Data extracted from a collection
- - - - -
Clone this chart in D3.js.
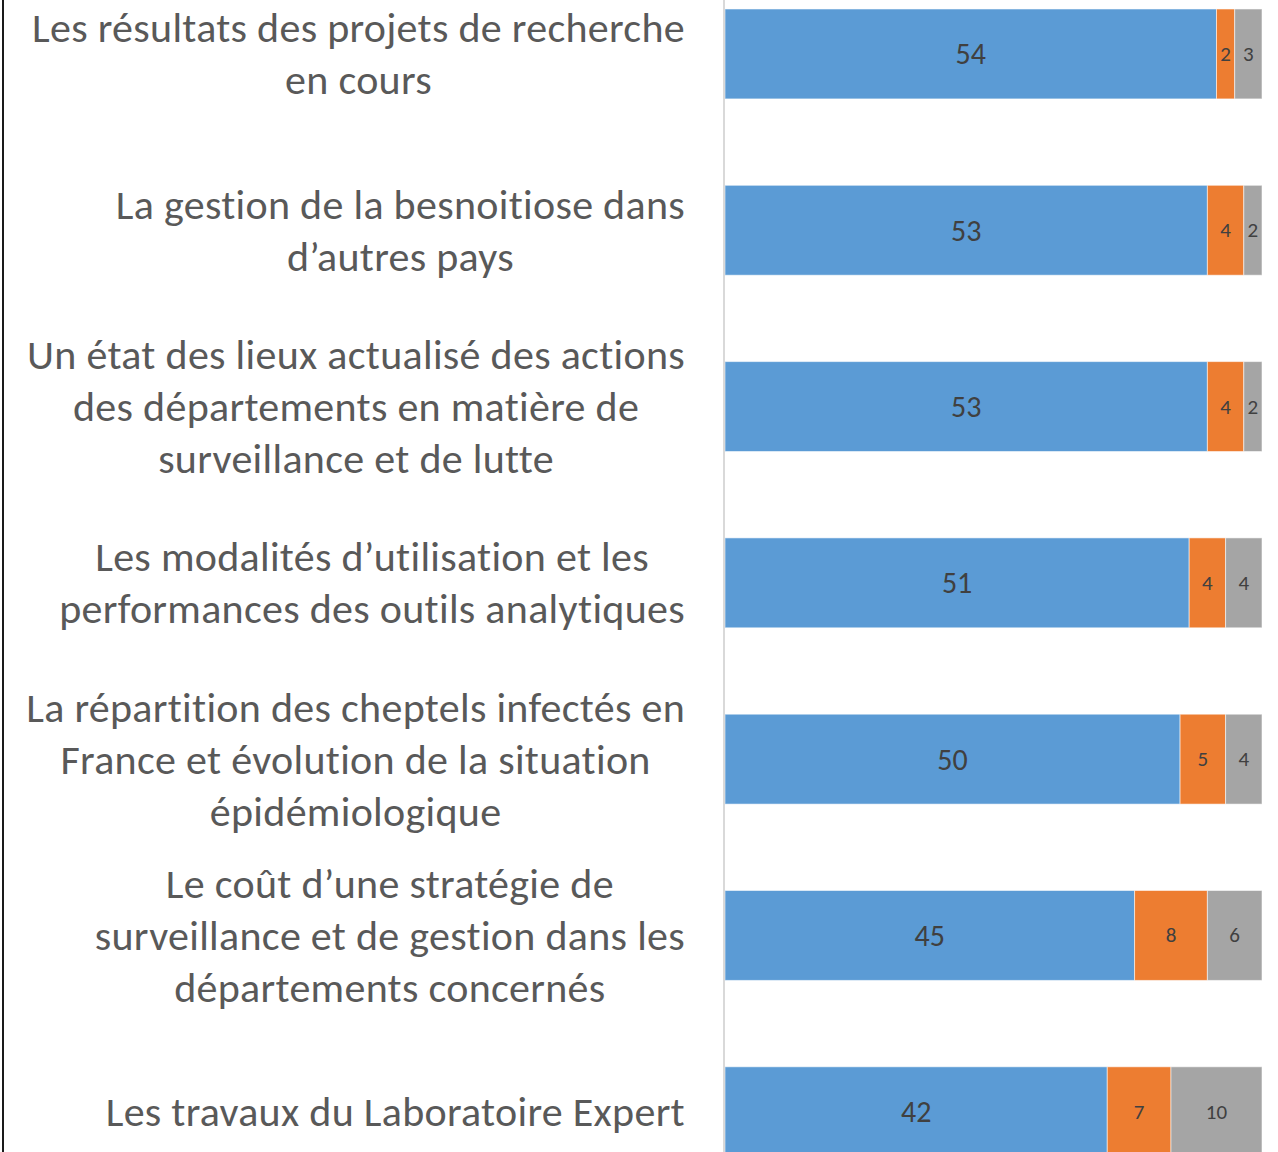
<!DOCTYPE html>
<html>
<head>
<meta charset="utf-8">
<script src="https://cdn.jsdelivr.net/npm/d3@7"></script>
<style>
  html, body { margin: 0; padding: 0; background: #ffffff; }
  svg { display: block; }
</style>
</head>
<body>
<svg id="chart" width="1278" height="1152"></svg>
<script>
// ---- data ----
const categories = [
  ["Les résultats des projets de recherche", "en cours"],
  ["La gestion de la besnoitiose dans", "d\u2019autres pays"],
  ["Un état des lieux actualisé des actions", "des départements en matière de", "surveillance et de lutte"],
  ["Les modalités d\u2019utilisation et les", "performances des outils analytiques"],
  ["La répartition des cheptels infectés en", "France et évolution de la situation", "épidémiologique"],
  ["Le coût d\u2019une stratégie de", "surveillance et de gestion dans les", "départements concernés"],
  ["Les travaux du Laboratoire Expert"]
];
const seriesA = [54, 53, 53, 51, 50, 45, 42];
const seriesB = [2, 4, 4, 4, 5, 8, 7];
const seriesC = [3, 2, 2, 4, 4, 6, 10];
const colors = ["#5B9BD5", "#ED7D31", "#A5A5A5"];

// ---- layout ----
const svg = d3.select("#chart");
const font = "Carlito, Calibri, Lato, 'Open Sans', sans-serif";
const textColor = "#595959";
const labelColor = "#404040";

const keys = categories.map(c => c.join(" "));
const rows = keys.map((k, i) => ({ key: k, lines: categories[i], A: seriesA[i], B: seriesB[i], C: seriesC[i] }));
const totals = rows.map(r => r.A + r.B + r.C);

const x = d3.scaleLinear().domain([0, d3.max(totals)]).range([725, 1262]);
const step = 176.3;
const y = d3.scaleBand().domain(keys)
  .range([-34.2, -34.2 + step * keys.length])
  .paddingInner(0.49).paddingOuter(0.245);

const stacked = d3.stack().keys(["A", "B", "C"])(rows);

// left frame line
svg.append("line").attr("x1", 3).attr("x2", 3).attr("y1", 0).attr("y2", 1152)
  .attr("stroke", "#1a1a1a").attr("stroke-width", 2);

// bars
const layer = svg.selectAll("g.layer").data(stacked).enter().append("g")
  .attr("class", "layer").attr("fill", (d, i) => colors[i]);

layer.selectAll("rect").data(d => d).enter().append("rect")
  .attr("x", d => x(d[0]))
  .attr("y", d => y(d.data.key))
  .attr("width", d => x(d[1]) - x(d[0]))
  .attr("height", y.bandwidth())
  .attr("stroke", "#ffffff").attr("stroke-opacity", 0.55).attr("stroke-width", 1);

// value labels
stacked.forEach((s, si) => {
  svg.append("g").selectAll("text").data(s).enter().append("text")
    .attr("x", d => (x(d[0]) + x(d[1])) / 2)
    .attr("y", d => y(d.data.key) + y.bandwidth() / 2)
    .attr("text-anchor", "middle")
    .attr("dominant-baseline", "central")
    .attr("font-family", font)
    .attr("font-size", si === 0 ? 30 : 21)
    .attr("fill", labelColor)
    .text(d => d[1] - d[0]);
});

// y axis line
const yAxis = d3.axisLeft(y).tickSize(0).tickFormat("");
const axisG = svg.append("g").attr("transform", "translate(724,0)").call(yAxis);
axisG.select(".domain").attr("stroke", "#d9d9d9").attr("stroke-width", 2)
  .attr("d", "M0,0V1152");

// category labels (wrapped, centered block, right aligned)
const lineH = 52;
const rightEdge = 685;
rows.forEach(r => {
  const g = svg.append("g");
  const cy = y(r.key) + y.bandwidth() / 2;
  const n = r.lines.length;
  const texts = g.selectAll("text").data(r.lines).enter().append("text")
    .attr("y", (d, i) => cy + (i - (n - 1) / 2) * lineH)
    .attr("dominant-baseline", "central")
    .attr("text-anchor", "middle")
    .attr("font-family", font)
    .attr("font-size", 42)
    .attr("letter-spacing", 0.3)
    .attr("fill", textColor)
    .text(d => d);
  let maxW = 0;
  texts.each(function () { maxW = Math.max(maxW, this.getComputedTextLength()); });
  texts.attr("x", rightEdge - maxW / 2);
});
</script>
</body>
</html>
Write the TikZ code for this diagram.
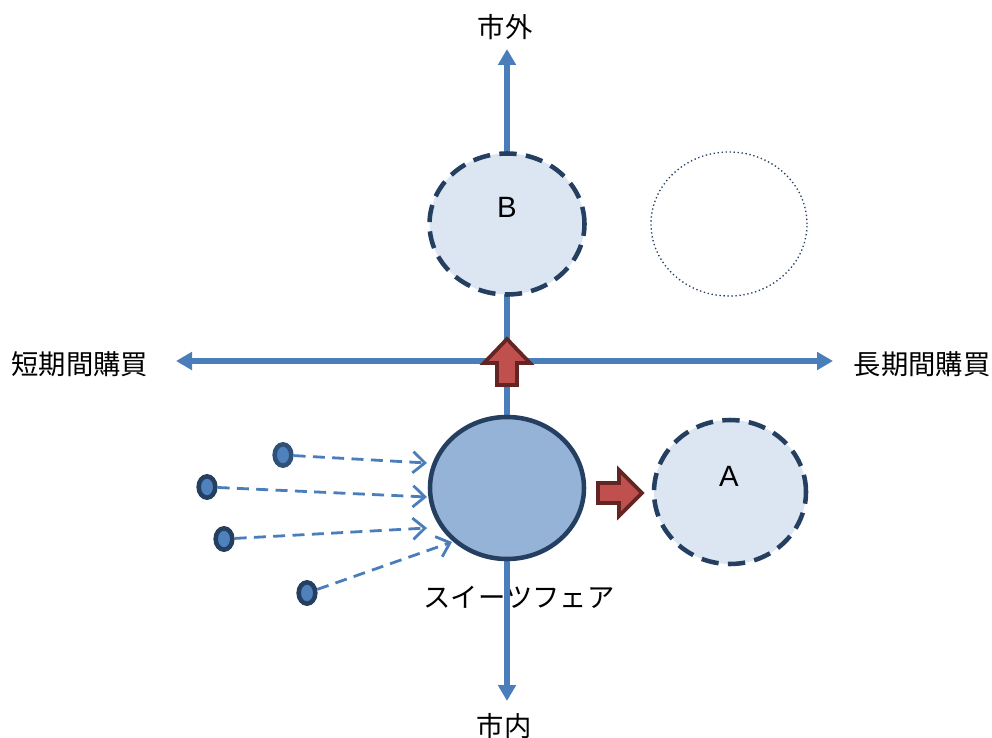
\documentclass[tikz,border=0pt]{standalone}
\usepackage{fontspec}
\setmainfont{Liberation Sans}
\newfontfamily\jp{Noto Sans CJK JP}
\usetikzlibrary{shapes.geometric,arrows.meta}
\definecolor{axisblue}{HTML}{4A7EBB}
\definecolor{darknavy}{HTML}{243F60}
\definecolor{lightfill}{HTML}{DCE6F2}
\definecolor{midfill}{HTML}{95B3D7}
\definecolor{dotfill}{HTML}{4F81BD}
\definecolor{redfill}{HTML}{C0504D}
\definecolor{redline}{HTML}{632523}
\tikzset{
  axisline/.style={draw=axisblue, line width=3.8pt, {Triangle[length=12pt,width=13pt]}-{Triangle[length=12pt,width=13pt]}},
  jplabel/.style={font=\jp\fontsize{20.5pt}{24pt}\selectfont, inner sep=0pt},
  letter/.style={font=\fontsize{22pt}{26pt}\selectfont, inner sep=0pt},
  dashcircle/.style={ellipse, draw=darknavy, fill=lightfill, line width=3.4pt, dash pattern=on 13pt off 7pt, inner sep=0pt},
  dotcircle/.style={ellipse, draw=darknavy, line width=1pt, dash pattern=on 1pt off 2pt, inner sep=0pt},
  maincircle/.style={ellipse, draw=darknavy, fill=midfill, line width=3.4pt, inner sep=0pt},
  smalldot/.style={ellipse, draw=darknavy, fill=dotfill, line width=3.4pt, minimum width=12.5pt, minimum height=16pt, inner sep=0pt},
  flow/.style={draw=axisblue, line width=2.1pt, dash pattern=on 9pt off 5.5pt, -{Straight Barb[length=9pt,width=16pt,line width=2.1pt]}},
  blockarrow/.style={fill=redfill, draw=redline, line width=2.8pt, line join=miter}
}
\begin{document}
\begin{tikzpicture}[x=0.75pt,y=-0.75pt]
\useasboundingbox (0,0) rectangle (992,738);

% labels
\node[jplabel] (out) at (505,27) {市外};
\node[jplabel] (in) at (504,726) {市内};
\node[jplabel] (short) at (80,364) {短期間購買};
\node[jplabel] (long) at (922,364) {長期間購買};
\node[jplabel] (fair) at (519,597) {スイーツフェア};

% axes
\coordinate (vt) at (507,49);
\coordinate (vb) at (507,701);
\coordinate (hl) at (176,361);
\coordinate (hr) at (833,361);
\draw[axisline] (vb) -- (vt);
\draw[axisline] (hl) -- (hr);

% circles
\node[dashcircle, minimum width=155*0.75pt, minimum height=141*0.75pt] (B) at (507,224) {};
\node[letter] (Blabel) at (507,207) {B};
\node[dotcircle, minimum width=156*0.75pt, minimum height=144*0.75pt] (E) at (729,224) {};
\node[maincircle, minimum width=154*0.75pt, minimum height=142*0.75pt] (C) at (507,488) {};
\node[dashcircle, minimum width=152*0.75pt, minimum height=144*0.75pt] (A) at (730,492) {};
\node[letter] (Alabel) at (729,476) {A};

% block arrows
\draw[blockarrow] (497,385) -- (497,363) -- (484,363) -- (507,339) -- (530,363) -- (517,363) -- (517,385) -- cycle;
\draw[blockarrow] (598,483) -- (619,483) -- (619,470) -- (642,493) -- (619,516) -- (619,503) -- (598,503) -- cycle;

% small dots
\node[smalldot, draw=darknavy!75!dotfill] (d1) at (283,455) {};
\node[smalldot] (d2) at (207,487) {};
\node[smalldot] (d3) at (224,539) {};
\node[smalldot] (d4) at (307,593) {};

% flow arrow ends
\coordinate (t1) at (427,463);
\coordinate (t2) at (427,497);
\coordinate (t3) at (427,528);
\coordinate (t4) at (452,542);
\draw[flow] (d1) -- (t1);
\draw[flow] (d2) -- (t2);
\draw[flow] (d3) -- (t3);
\draw[flow] (d4) -- (t4);
\end{tikzpicture}
\end{document}
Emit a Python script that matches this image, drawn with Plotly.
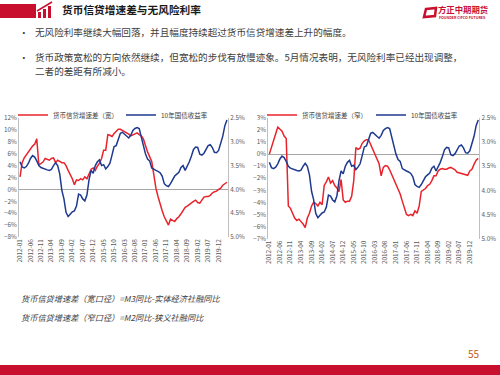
- - - - -
Task brief => Copy out each line of the data containing the string "this".

Task solution =>
Clone this chart in D3.js.
  texts.each(function () { maxW = Math.max(maxW, this.getComputedTextLength()); });
Write the TikZ code for this diagram.
Emit a Python script that matches this image, drawn with Plotly.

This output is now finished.